What you will do → Copy exactly the block of lines between the one containing "Rebuild this chart" and the one containing "0.8, 1.3, 0.9]", inclusive.

Recorded data:
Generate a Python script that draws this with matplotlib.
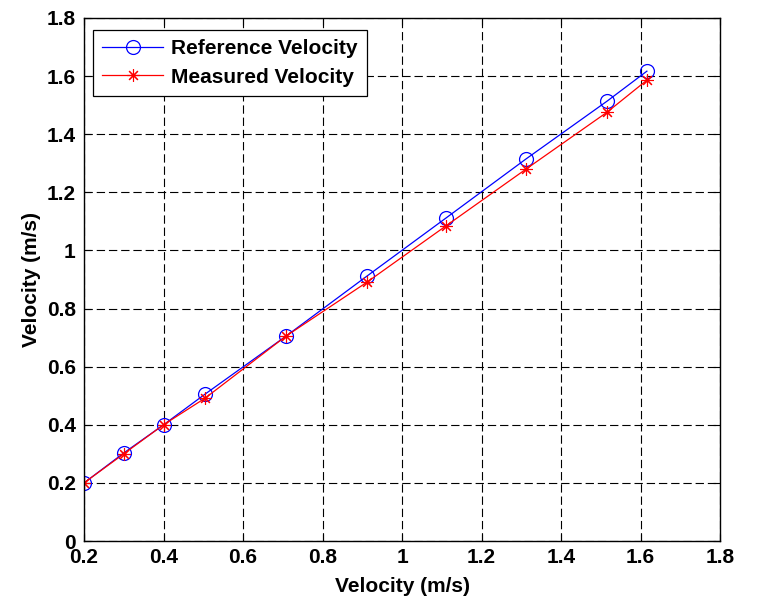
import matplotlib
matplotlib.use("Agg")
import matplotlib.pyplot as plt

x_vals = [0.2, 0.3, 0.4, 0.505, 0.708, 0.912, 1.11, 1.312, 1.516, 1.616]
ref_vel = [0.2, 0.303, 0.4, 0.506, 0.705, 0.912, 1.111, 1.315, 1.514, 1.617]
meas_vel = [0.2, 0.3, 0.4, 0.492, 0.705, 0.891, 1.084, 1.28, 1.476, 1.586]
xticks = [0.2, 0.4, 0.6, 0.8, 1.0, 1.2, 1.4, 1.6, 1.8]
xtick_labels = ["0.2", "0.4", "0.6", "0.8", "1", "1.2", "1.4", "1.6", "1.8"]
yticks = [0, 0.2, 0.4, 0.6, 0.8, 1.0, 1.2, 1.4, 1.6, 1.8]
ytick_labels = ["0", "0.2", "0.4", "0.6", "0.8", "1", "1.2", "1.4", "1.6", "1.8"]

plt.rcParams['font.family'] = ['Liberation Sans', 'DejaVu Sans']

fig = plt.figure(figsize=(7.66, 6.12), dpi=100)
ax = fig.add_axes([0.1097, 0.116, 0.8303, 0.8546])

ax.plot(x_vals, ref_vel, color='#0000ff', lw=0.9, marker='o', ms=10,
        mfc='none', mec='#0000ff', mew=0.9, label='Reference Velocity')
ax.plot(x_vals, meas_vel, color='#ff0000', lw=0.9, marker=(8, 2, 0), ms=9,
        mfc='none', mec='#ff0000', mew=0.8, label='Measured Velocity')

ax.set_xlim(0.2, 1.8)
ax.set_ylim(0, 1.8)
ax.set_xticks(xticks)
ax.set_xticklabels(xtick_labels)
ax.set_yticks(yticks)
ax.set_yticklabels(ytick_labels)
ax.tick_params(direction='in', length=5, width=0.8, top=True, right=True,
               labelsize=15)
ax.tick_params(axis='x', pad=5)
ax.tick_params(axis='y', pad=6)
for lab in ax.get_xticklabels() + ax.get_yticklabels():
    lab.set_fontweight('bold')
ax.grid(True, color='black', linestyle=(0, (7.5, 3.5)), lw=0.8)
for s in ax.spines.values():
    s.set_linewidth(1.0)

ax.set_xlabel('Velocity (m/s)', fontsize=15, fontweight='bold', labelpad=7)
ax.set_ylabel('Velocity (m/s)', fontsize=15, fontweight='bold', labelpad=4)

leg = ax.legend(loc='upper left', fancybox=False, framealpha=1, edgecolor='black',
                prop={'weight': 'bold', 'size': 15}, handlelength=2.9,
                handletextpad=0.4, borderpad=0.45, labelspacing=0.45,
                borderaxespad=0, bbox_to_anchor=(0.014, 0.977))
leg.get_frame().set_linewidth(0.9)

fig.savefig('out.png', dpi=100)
---
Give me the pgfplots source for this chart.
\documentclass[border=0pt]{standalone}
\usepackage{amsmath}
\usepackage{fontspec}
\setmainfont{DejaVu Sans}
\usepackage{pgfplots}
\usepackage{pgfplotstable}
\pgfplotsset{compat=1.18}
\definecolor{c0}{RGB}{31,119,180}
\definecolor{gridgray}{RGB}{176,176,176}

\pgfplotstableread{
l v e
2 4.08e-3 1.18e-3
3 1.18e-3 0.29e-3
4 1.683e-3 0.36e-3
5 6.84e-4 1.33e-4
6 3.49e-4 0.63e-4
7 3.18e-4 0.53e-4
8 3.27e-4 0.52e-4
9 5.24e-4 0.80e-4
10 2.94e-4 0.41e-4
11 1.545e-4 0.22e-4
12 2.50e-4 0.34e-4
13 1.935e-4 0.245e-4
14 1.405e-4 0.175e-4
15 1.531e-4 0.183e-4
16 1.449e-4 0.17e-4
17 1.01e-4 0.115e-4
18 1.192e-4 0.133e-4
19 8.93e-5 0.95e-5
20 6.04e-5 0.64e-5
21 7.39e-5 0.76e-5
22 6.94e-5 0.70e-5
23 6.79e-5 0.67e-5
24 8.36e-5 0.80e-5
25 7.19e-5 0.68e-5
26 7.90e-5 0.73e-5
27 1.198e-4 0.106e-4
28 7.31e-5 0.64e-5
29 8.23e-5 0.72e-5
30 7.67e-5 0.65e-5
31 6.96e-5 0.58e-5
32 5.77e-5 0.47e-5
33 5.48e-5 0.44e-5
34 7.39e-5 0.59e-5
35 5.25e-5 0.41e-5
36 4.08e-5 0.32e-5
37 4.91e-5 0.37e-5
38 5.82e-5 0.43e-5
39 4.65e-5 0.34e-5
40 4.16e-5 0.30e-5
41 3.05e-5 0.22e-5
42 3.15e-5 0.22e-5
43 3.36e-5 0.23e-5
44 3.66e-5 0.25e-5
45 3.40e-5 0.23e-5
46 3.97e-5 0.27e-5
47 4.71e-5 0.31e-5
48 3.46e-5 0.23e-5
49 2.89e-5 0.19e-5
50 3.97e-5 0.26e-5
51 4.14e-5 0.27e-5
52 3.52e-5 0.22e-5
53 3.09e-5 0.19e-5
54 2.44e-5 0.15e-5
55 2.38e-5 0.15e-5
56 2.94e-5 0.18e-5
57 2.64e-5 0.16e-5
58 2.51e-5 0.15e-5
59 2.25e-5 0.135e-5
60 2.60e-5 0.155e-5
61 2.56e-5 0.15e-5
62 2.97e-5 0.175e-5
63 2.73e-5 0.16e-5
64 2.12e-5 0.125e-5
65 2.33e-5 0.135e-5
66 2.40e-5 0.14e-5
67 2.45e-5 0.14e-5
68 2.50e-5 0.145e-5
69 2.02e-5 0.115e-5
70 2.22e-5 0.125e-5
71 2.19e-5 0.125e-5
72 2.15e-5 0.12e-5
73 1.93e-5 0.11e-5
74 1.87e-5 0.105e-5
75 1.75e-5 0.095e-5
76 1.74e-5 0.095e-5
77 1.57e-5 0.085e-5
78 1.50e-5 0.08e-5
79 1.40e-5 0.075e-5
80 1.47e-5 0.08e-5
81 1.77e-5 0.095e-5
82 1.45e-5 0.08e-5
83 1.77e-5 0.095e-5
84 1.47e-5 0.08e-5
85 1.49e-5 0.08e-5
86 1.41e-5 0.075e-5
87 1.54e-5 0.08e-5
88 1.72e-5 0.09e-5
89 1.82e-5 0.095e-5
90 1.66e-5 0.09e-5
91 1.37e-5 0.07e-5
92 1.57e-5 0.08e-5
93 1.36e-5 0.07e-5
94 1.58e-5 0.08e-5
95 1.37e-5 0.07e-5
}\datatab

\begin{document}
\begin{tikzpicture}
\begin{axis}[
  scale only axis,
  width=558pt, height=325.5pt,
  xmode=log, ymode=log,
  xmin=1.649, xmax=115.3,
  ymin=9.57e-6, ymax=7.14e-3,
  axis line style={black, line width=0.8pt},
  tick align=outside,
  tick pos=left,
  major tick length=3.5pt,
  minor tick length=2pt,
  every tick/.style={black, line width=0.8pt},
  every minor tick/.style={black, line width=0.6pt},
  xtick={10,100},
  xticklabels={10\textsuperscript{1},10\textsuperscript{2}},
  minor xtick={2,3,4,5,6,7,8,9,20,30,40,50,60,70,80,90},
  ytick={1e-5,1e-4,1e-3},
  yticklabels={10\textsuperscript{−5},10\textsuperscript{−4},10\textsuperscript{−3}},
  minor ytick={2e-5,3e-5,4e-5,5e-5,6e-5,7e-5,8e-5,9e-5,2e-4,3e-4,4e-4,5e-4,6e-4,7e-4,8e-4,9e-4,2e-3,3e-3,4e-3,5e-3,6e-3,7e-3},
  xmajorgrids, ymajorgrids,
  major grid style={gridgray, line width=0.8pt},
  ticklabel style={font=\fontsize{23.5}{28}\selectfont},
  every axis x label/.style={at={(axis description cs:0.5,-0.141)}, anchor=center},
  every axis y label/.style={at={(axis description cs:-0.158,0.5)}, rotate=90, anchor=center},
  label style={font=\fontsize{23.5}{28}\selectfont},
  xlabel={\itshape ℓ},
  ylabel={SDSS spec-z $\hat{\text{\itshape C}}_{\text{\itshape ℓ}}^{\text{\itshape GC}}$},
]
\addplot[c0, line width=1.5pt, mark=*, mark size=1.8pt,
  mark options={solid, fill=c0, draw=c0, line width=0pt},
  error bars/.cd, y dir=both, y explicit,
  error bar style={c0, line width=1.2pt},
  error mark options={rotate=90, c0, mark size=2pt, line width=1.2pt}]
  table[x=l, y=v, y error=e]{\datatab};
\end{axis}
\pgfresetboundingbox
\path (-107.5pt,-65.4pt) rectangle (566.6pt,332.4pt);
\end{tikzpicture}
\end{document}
--
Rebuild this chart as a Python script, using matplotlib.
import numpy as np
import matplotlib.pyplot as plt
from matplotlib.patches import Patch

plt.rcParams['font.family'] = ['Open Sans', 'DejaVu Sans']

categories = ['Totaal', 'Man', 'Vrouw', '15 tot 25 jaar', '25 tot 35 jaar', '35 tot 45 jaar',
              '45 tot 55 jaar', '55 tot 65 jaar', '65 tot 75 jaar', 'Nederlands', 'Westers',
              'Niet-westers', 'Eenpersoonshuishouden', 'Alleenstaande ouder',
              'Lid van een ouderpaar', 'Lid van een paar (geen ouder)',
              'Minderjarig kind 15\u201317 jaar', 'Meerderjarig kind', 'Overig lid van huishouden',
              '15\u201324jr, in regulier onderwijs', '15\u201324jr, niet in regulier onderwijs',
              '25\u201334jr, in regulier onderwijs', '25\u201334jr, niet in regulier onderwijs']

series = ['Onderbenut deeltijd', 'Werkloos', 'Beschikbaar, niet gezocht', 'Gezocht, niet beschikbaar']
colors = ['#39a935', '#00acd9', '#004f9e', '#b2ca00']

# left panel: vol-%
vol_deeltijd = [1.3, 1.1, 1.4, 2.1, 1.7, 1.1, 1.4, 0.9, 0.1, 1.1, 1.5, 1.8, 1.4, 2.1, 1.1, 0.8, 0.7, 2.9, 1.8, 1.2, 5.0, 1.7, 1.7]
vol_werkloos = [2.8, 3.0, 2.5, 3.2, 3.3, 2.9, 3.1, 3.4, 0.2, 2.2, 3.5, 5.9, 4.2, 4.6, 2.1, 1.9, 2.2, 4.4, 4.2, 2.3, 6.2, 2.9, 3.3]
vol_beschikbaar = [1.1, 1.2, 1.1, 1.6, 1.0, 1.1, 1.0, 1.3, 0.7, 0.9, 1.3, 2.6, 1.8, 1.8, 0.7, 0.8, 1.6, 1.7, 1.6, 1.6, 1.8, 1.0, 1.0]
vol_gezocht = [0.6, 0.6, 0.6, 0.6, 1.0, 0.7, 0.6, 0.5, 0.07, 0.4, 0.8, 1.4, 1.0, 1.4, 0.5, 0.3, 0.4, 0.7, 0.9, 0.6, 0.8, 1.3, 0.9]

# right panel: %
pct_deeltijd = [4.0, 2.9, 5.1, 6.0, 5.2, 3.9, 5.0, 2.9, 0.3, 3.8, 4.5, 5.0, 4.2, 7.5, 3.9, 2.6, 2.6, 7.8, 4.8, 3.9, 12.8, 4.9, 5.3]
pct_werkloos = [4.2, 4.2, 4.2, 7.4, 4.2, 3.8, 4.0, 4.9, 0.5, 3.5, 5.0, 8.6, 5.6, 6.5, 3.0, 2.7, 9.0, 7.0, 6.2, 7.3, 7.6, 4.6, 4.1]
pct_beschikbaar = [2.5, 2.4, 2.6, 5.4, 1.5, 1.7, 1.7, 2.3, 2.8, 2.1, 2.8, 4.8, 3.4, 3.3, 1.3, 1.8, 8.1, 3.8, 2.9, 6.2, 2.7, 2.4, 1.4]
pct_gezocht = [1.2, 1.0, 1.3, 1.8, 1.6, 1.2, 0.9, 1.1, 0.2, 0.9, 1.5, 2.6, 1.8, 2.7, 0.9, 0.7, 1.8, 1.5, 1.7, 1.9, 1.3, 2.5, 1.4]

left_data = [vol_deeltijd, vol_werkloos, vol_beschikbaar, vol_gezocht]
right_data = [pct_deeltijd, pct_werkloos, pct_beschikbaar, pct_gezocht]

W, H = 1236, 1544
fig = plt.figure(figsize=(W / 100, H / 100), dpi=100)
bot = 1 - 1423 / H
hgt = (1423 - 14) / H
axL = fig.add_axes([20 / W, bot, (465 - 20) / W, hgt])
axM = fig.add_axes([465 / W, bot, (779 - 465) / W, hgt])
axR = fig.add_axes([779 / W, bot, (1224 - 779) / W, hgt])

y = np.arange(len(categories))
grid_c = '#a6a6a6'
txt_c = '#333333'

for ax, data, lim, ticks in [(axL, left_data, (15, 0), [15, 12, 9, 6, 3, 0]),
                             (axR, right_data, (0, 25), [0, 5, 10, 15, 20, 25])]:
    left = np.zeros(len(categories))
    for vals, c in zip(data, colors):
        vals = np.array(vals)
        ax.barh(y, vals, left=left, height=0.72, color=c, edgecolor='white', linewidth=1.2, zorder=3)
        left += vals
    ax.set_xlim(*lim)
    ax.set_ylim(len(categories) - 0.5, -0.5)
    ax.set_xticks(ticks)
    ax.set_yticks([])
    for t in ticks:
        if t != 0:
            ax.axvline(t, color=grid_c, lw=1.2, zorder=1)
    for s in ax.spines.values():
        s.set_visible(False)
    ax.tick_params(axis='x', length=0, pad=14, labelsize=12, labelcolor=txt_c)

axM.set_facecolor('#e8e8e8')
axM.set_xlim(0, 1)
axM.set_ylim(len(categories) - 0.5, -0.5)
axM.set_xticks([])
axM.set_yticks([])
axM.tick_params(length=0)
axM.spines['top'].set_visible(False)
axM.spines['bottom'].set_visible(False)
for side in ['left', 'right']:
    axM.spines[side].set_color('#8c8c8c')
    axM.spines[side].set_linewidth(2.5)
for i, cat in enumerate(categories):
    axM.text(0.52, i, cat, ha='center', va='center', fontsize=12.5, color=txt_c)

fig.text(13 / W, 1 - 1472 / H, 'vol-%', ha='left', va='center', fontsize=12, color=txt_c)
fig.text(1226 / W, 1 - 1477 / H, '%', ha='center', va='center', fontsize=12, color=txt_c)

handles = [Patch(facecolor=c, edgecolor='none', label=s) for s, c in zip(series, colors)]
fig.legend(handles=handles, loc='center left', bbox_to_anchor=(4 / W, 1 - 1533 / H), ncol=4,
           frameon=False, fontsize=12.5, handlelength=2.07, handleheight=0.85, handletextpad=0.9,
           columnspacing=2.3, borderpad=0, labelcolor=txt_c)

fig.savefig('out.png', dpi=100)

Solution for this problem →
Rebuild this chart as a Python script, using matplotlib.
import numpy as np
import matplotlib.pyplot as plt
from matplotlib.patches import Patch

plt.rcParams['font.family'] = ['Open Sans', 'DejaVu Sans']

categories = ['Totaal', 'Man', 'Vrouw', '15 tot 25 jaar', '25 tot 35 jaar', '35 tot 45 jaar',
              '45 tot 55 jaar', '55 tot 65 jaar', '65 tot 75 jaar', 'Nederlands', 'Westers',
              'Niet-westers', 'Eenpersoonshuishouden', 'Alleenstaande ouder',
              'Lid van een ouderpaar', 'Lid van een paar (geen ouder)',
              'Minderjarig kind 15\u201317 jaar', 'Meerderjarig kind', 'Overig lid van huishouden',
              '15\u201324jr, in regulier onderwijs', '15\u201324jr, niet in regulier onderwijs',
              '25\u201334jr, in regulier onderwijs', '25\u201334jr, niet in regulier onderwijs']

series = ['Onderbenut deeltijd', 'Werkloos', 'Beschikbaar, niet gezocht', 'Gezocht, niet beschikbaar']
colors = ['#39a935', '#00acd9', '#004f9e', '#b2ca00']

# left panel: vol-%
vol_deeltijd = [1.3, 1.1, 1.4, 2.1, 1.7, 1.1, 1.4, 0.9, 0.1, 1.1, 1.5, 1.8, 1.4, 2.1, 1.1, 0.8, 0.7, 2.9, 1.8, 1.2, 5.0, 1.7, 1.7]
vol_werkloos = [2.8, 3.0, 2.5, 3.2, 3.3, 2.9, 3.1, 3.4, 0.2, 2.2, 3.5, 5.9, 4.2, 4.6, 2.1, 1.9, 2.2, 4.4, 4.2, 2.3, 6.2, 2.9, 3.3]
vol_beschikbaar = [1.1, 1.2, 1.1, 1.6, 1.0, 1.1, 1.0, 1.3, 0.7, 0.9, 1.3, 2.6, 1.8, 1.8, 0.7, 0.8, 1.6, 1.7, 1.6, 1.6, 1.8, 1.0, 1.0]
vol_gezocht = [0.6, 0.6, 0.6, 0.6, 1.0, 0.7, 0.6, 0.5, 0.07, 0.4, 0.8, 1.4, 1.0, 1.4, 0.5, 0.3, 0.4, 0.7, 0.9, 0.6, 0.8, 1.3, 0.9]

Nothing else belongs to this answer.